McIntyre, meanwhile, follows in the footsteps of her father, Mike, who won gold in the star class at Seoul in 1988.
Earlier, Britain's Chris Grube and Luke Patience finished fifth overall in the men's 470.
Boxing success continues for Team GB
Whittaker said his ambitions before Tokyo 2020 were to claim Olympic success and become the mayor of Wolverhampton.
His ceremonial dreams are yet to be determined, but the 24-year-old returns home draped in Olympic silverware after being edged out of gold by Cuba's Arlen Lopez.
Whittaker lost the light-heavyweight final on a split decision as Lopez added the title to the middleweight gold he won at Rio 2016.

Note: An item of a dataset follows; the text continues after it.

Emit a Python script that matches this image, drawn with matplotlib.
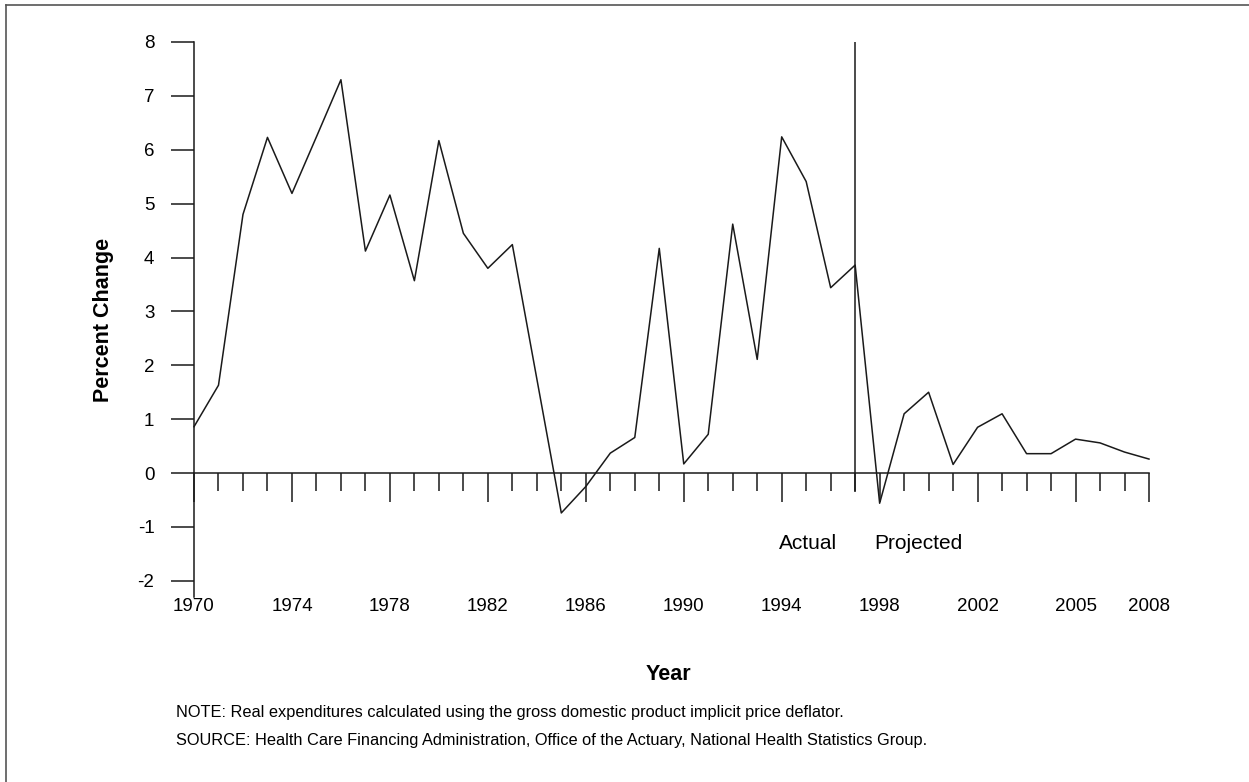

"You don't win silver, you lose gold," said an emotional Whittaker. "I'm very disappointed with myself, I didn't perform well. Of course, he's a class operator - two-time Olympic gold medallist now but I'm very disappointed. I feel like a failure.
"Wolverhampton's mayor, bless him, did a little video for me wishing me luck, he said that if I get the gold, I get the chain - I didn't get the gold so he can keep it for a bit."
Whittaker's silver came shortly after Clarke took a super-heavyweight bronze.
The 29-year-old was stopped in his semi-final against Uzbekistan's Bakhodir Jaloolov after a cut he suffered in the previous round reopened above his eye.
"It's not the fairytale that I wanted but I'm proud of myself," Clarke told BBC Sport. "I'm gutted I didn't do a little bit more but I'm an Olympic bronze medallist.
"I'm healthy and I've been to the Olympic Games. I can't ask for anything more."
Britain have already guaranteed two further medals, with Galal Yafai in the flyweight semi-finals on Thursday before Lauren Price's middleweight semi-final bout on Friday.